County’s Single-Stream Recycling Program For Township Put On Hold

No bidders for township pilot program; county says it is evaluating the market.


Pictured are the three recycling containers that would have been used in the township. In the center and at the right are the 45- and 95-gallon containers used in the single-stream recycling program.
Photo: Somerset County.

The Somerset County pilot single-stream recycling program that was set to begin in the township this month has been put on hold.

John Kendzulak, Somerset County’s recycling superintendent, said that no bids were received this summer for the program, so “(t)he County is currently evaluating the market for single stream recycling and has made a decision to not rebid this contract at this time.”

The bid opening was scheduled for Aug. 26, he said.

Kendzulak said he “could not say” whether the program will be totally shelved.

Franklin was slated to be the third town in the county to switch to single-stream recycling, following Green Brook and South Bound Brook. The program had been touted since at least January, when Paul McCall, the county’s director of public works, described it to the Township Council.
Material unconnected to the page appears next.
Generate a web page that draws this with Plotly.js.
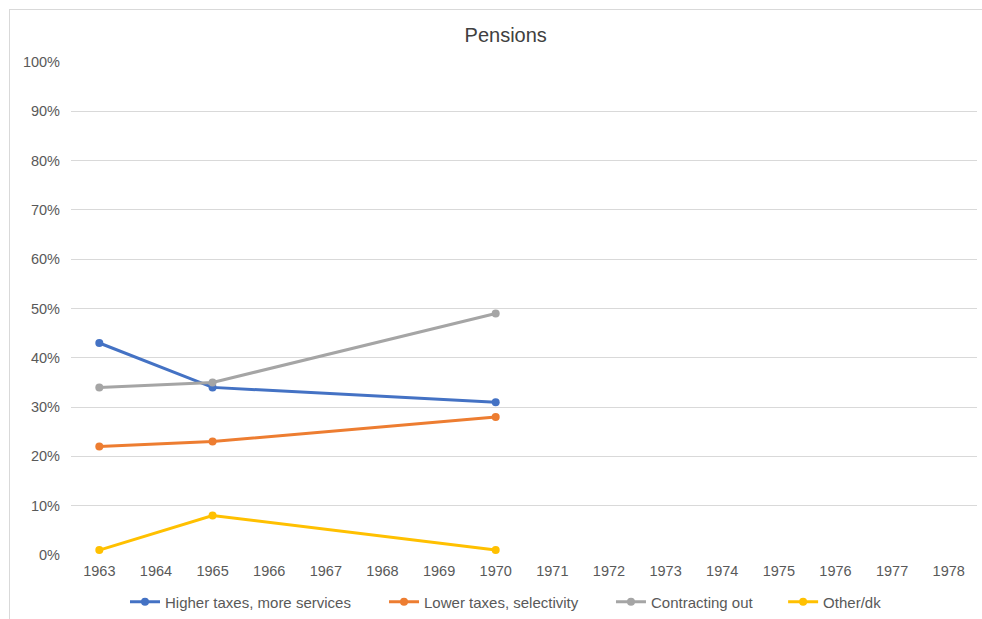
<!DOCTYPE html>
<html><head><meta charset="utf-8">
<script src="https://cdn.plot.ly/plotly-3.0.1.min.js"></script>
<style>
html,body{margin:0;padding:0;background:#fff;}
#frame{position:absolute;left:9px;top:9px;width:1000px;height:640px;border:1px solid #d9d9d9;box-sizing:border-box;}
#chart{position:absolute;left:0;top:0;width:982px;height:619px;}
</style></head>
<body>
<div id="frame"></div>
<div id="chart"></div>
<script>
const years = ["1963","1964","1965","1966","1967","1968","1969","1970","1971","1972","1973","1974","1975","1976","1977","1978"];
const dataYears = ["1963","1965","1970"];
const higherTaxes = [0.43, 0.34, 0.31];
const lowerTaxes = [0.22, 0.23, 0.28];
const contracting = [0.34, 0.35, 0.49];
const otherDk = [0.01, 0.08, 0.01];
const seriesNames = ["Higher taxes, more services","Lower taxes, selectivity","Contracting out","Other/dk"];
const seriesColors = ["#4472c4","#ed7d31","#a5a5a5","#ffc000"];
const seriesValues = [higherTaxes, lowerTaxes, contracting, otherDk];
const legendIds = ["legend","legend2","legend3","legend4"];
const legendX = [0.0596, 0.3455, 0.596, 0.786];

const traces = seriesValues.map((v,i)=>({
  x: dataYears, y: v, name: seriesNames[i], type:'scatter', mode:'lines+markers',
  line:{color:seriesColors[i], width:3}, marker:{color:seriesColors[i], size:8},
  cliponaxis:false, legend: legendIds[i]
}));

const layout = {
  width:982, height:619,
  paper_bgcolor:'rgba(0,0,0,0)', plot_bgcolor:'rgba(0,0,0,0)',
  margin:{l:71, r:5, t:62, b:64, autoexpand:false},
  font:{family:'"Liberation Sans", Arial, sans-serif', color:'#595959', size:14.5},
  title:{text:'Pensions', x:0.515, xanchor:'center', y:0.943, yanchor:'middle', font:{size:20, color:'#404040'}},
  xaxis:{type:'category', categoryorder:'array', categoryarray:years, tickvals:years, range:[-0.5,15.5],
    showgrid:false, zeroline:false, showline:false, ticks:'', ticklabelstandoff:5, automargin:false, tickfont:{size:14.5, color:'#595959'}},
  yaxis:{range:[0,1], tickvals:[0,0.1,0.2,0.3,0.4,0.5,0.6,0.7,0.8,0.9,1], tickformat:'.0%',
    showgrid:true, gridcolor:'#d9d9d9', gridwidth:1, zeroline:false, showline:false, ticks:'', automargin:false,
    ticklabelstandoff:10, tickfont:{size:14.5, color:'#595959'}},
  showlegend:true
};
legendIds.forEach((id,i)=>{
  layout[id] = {orientation:'h', x:legendX[i], xanchor:'left', y:-0.0953, yanchor:'middle',
    font:{size:15, color:'#595959'}, bgcolor:'rgba(0,0,0,0)', borderwidth:0};
});
Plotly.newPlot('chart', traces, layout, {displayModeBar:false, staticPlot:true});
</script>
</body></html>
In January, the thought was that the program would start in July. The start date was later set to the end of October, after an inventory of township residences had been completed.

The program was to have used 45- and 95-gallon carts, into which residents could put all of their recyclables. The carts would then have been picked up by special “one-armed” trucks that would dump the contents into truck beds.

The size of the containers – the 45-gallon cart is 45 inches high, 24 inches wide and 29 inches deep – prohibited some residents in town home and condominium communities from participating. That’s because either units are on second stories or higher, or the carts can’t be fit in a unit’s garage.

The county decided that in those cases, residents would continue to be served using the current 20-gallon containers, Kendzulak said.

A number of planned communities requested inclusion in the program, according to bid documents for the project. Those communities are Beacon Hill at Somerset, Kingsberry Acres, Forest Gate, Whitehall Manor, Canal Walk, Renaissance at Raritan Valley, Quailbrook East, Somerset Run, Carriage Homes, Sountryside, Society Hill, Quail Crest, Sterling Point and Regency.

In January, McCall said that although starting the program in Green Brook and South Bound Brook was “painful,” it has yielded positive results.

He said Green Brook has increased its recyclable tonnage by 20 percent, and South Bound Book by 8 percent.

According to the bid documents, there are more than 15,000 homes in the township which generate more than 4,000 tons of recyclables a year.